The town gained a post office during the administration of Indiana Governor David Wallace, and was named by John Bowman and Judge Mitchell C. Black in the governor's honor. The town itself later assumed this name. Bowman was the office's first postmaster and Black the first mailcarrier.

In 1950, the list of merchants in Wallace included; Ira Wilkinson General Store, J. W. Grimes Grocery (which also housed the post office), Ralph Myers TV and Appliances, Carl Starnes Insurance, Uplinger Cafe, Paul Mitchell Barber Shop, McGinnis Garage, Clores Grocery and Lunch, Ellingwood's Lumber Yard, Alward's Skelgas Service and the office of H. M. Rusk physician. A blacksmith shop and food processing plant were also present. The Wallace School, grades 1 through 12, served all of Jackson Township. There were eight students in the high school graduating class of 1951.

==Geography==
Wallace is located adjacent to Mill Creek, which flows from the northeast and borders the town to the east and south.

According to the 2010 census, Wallace has a total area of 0.09 sqmi, all land.

==Demographics==

Estimated median household income in 2007: $47,545. Estimated median house or condo value in 2007: $62,681. 2008 cost of living index in Wallace: 72.5 (low, U.S. average is 100)

Historical population
| Census | Pop. | Note | %± |
| 1910 | 116 |  | — |
| 1920 | 111 |  | −4.3% |
| 1930 | 128 |  | 15.3% |
| 1940 | 123 |  | −3.9% |
| 1950 | 123 |  | 0.0% |
| 1960 | 122 |  | −0.8% |
| 1970 | 136 |  | 11.5% |
| 1980 | 88 |  | −35.3% |
| 1990 | 89 |  | 1.1% |
| 2000 | 100 |  | 12.4% |
| 2010 | 105 |  | 5.0% |
| 2020 | 79 |  | −24.8% |
U.S. Decennial Census

===2010 census===
At the census of 2010, there were 105 people, 52 households, and 28 families residing in the town. The population density was 1166.7 PD/sqmi. There were 55 housing units at an average density of 611.1 /sqmi. The racial makeup of the town was 100.0% White.

There were 52 households, of which 19.2% had children under the age of 18 living with them, 44.2% were married couples living together, 3.8% had a female householder with no husband present, 5.8% had a male householder with no wife present, and 46.2% were non-families. 42.3% of all households were made up of individuals, and 21.1% had someone living alone who was 65 years of age or older. The average household size was 2.02 and the average family size was 2.68.

The median age in the town was 45.5 years. 18.1% of residents were under the age of 18; 8.6% were between the ages of 18 and 24; 22.9% were from 25 to 44; 27.7% were from 45 to 64; and 22.9% were 65 years of age or older. The gender makeup of the town was 48.6% male and 51.4% female.

===2000 census===
At the census of 2000, there were 100 people, 35 households, and 24 families residing in the town. The population density was 1,182.8 PD/sqmi. There were 40 housing units at an average density of 473.1 /sqmi. The racial makeup of the town was 100.00% White, 0.00% African American, 0.00% Native American, 0.00% Asian, 0.00% Pacific Islander, 0.00% from other races, and 0.00% from two or more races. 0.00% of the population were Hispanic or Latino of any race.

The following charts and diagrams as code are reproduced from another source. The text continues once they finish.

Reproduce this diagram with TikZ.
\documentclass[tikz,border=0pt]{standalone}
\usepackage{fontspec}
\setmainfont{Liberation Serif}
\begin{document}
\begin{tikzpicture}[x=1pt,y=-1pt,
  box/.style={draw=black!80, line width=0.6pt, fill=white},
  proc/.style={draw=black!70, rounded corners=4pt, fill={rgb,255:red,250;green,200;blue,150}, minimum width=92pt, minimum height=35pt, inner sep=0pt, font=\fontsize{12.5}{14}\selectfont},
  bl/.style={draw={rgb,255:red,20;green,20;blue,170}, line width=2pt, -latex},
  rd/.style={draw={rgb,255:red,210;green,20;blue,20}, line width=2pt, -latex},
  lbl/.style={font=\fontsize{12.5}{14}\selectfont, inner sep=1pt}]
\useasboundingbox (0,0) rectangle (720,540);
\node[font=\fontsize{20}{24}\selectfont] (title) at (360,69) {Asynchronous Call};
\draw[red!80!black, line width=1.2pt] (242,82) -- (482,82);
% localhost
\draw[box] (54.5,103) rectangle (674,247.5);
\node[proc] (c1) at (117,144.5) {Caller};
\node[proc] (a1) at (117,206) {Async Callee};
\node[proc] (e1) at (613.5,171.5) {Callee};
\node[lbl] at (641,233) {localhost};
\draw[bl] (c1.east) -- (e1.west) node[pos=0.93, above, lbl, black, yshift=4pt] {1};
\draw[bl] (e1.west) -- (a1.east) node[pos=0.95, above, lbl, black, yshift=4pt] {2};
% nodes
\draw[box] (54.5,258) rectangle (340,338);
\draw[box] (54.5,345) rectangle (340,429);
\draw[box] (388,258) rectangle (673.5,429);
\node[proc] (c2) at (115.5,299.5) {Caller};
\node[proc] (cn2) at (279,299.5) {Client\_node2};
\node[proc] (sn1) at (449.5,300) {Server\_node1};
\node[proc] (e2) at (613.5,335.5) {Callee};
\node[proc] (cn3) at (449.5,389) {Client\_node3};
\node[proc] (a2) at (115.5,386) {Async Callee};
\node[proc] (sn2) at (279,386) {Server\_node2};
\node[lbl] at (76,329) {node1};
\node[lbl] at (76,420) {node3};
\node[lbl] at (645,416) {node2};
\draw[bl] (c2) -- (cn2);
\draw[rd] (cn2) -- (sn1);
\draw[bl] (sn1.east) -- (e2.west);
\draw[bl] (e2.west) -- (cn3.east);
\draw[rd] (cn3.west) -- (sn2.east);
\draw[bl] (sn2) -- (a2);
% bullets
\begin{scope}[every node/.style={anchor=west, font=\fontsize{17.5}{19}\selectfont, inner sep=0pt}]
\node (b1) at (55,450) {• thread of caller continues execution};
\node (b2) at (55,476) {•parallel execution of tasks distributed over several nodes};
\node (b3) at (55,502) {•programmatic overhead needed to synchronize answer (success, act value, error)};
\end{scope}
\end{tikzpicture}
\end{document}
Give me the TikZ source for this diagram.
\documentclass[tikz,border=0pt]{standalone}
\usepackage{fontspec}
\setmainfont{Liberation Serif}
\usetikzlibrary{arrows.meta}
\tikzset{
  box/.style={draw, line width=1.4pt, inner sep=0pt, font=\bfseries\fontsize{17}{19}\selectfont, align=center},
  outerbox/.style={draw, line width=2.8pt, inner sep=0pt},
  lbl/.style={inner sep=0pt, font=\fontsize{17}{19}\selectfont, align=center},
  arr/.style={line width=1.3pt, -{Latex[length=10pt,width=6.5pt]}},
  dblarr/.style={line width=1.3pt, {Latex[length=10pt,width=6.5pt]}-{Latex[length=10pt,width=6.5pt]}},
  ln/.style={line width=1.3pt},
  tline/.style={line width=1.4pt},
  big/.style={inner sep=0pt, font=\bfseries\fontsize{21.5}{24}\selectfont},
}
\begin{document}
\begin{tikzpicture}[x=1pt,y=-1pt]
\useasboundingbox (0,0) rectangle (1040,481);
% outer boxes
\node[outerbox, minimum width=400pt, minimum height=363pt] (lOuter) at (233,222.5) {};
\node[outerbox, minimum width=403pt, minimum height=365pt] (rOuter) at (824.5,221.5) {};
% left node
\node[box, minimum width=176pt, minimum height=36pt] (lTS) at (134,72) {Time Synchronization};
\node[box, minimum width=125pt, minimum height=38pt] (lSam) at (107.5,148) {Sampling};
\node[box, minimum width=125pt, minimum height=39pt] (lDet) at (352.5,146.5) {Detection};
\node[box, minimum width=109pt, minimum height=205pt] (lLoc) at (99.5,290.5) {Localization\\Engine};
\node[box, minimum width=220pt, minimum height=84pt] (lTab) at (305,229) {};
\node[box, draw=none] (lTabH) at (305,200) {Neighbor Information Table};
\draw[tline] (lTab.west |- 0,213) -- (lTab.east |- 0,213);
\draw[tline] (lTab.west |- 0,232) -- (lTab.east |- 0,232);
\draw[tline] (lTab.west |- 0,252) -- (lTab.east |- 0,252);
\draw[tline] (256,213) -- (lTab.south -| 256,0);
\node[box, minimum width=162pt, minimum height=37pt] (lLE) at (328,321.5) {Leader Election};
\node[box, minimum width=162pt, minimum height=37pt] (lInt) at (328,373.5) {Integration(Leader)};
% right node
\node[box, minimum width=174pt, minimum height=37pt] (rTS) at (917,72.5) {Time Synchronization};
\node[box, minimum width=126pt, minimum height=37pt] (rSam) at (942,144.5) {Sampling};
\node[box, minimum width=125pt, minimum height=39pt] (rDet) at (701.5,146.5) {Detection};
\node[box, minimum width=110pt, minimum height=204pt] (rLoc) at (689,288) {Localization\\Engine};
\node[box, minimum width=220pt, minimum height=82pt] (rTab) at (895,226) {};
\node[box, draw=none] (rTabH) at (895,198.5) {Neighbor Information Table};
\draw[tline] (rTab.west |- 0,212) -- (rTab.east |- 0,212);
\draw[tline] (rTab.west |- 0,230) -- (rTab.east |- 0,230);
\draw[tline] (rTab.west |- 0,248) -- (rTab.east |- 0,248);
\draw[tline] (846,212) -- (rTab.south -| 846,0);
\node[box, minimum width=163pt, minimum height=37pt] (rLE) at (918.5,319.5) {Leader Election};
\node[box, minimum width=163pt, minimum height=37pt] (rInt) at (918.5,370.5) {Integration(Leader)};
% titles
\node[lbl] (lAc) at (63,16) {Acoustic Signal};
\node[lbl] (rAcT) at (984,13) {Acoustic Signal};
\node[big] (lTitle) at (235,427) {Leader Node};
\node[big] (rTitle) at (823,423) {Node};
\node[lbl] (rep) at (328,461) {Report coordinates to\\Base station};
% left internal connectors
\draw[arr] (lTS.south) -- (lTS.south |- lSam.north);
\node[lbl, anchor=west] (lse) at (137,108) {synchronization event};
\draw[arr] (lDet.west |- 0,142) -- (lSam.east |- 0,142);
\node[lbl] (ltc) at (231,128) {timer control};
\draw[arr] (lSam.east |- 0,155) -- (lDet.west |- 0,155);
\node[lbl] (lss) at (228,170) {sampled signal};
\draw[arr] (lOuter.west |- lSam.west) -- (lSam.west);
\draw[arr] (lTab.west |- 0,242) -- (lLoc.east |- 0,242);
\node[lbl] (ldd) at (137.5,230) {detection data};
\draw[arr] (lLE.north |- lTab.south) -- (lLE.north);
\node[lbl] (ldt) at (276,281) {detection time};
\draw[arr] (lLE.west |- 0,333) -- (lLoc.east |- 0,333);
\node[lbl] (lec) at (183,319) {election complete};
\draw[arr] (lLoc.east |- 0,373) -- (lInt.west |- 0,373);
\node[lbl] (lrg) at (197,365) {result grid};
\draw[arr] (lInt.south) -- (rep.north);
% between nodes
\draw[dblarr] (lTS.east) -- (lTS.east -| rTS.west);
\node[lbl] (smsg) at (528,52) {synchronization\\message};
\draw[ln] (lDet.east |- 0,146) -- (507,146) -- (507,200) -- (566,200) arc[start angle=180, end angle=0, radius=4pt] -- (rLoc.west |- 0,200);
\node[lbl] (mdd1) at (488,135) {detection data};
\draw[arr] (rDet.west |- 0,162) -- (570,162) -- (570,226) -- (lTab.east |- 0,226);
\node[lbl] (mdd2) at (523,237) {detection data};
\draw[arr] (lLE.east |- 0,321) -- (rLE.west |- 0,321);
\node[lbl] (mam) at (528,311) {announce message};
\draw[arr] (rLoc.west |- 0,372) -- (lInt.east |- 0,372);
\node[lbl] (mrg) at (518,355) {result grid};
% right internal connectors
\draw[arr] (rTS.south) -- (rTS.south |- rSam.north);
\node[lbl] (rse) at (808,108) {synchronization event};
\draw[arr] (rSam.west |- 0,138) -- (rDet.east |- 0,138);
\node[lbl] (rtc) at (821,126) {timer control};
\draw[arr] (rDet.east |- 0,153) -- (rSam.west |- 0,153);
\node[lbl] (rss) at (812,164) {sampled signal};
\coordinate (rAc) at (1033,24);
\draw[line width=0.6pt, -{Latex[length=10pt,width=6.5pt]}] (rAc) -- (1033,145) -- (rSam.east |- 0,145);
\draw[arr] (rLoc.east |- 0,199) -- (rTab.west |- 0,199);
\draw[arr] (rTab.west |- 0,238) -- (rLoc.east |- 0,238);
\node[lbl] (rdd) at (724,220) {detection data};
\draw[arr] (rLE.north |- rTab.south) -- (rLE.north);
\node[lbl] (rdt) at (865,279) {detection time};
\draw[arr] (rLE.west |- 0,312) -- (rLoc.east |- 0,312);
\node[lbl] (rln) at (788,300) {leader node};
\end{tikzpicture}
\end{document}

There were 35 households, out of which 34.3% had children under the age of 18 living with them, 57.1% were married couples living together, 5.7% had a female householder with no husband present, and 31.4% were non-families. 28.6% of all households were made up of individuals, and 11.4% had someone living alone who was 65 years of age or older. The average household size was 2.86 and the average family size was 3.46.

In the town, the population was spread out, with 33.0% under the age of 18, 5.0% from 18 to 24, 29.0% from 25 to 44, 15.0% from 45 to 64, and 18.0% who were 65 years of age or older. The median age was 32 years. For every 100 females, there were 81.8 males. For every 100 females age 18 and over, there were 91.4 males.

The median income for a household in the town was $39,583, and the median income for a family was $31,875. Males had a median income of $25,938 versus $28,750 for females. The per capita income for the town was $10,386. 23.4% of the population and 18.5% of families were below the poverty line. Out of the total population, 29.7% of those under the age of 18 and 0.0% of those 65 and older were living below the poverty line.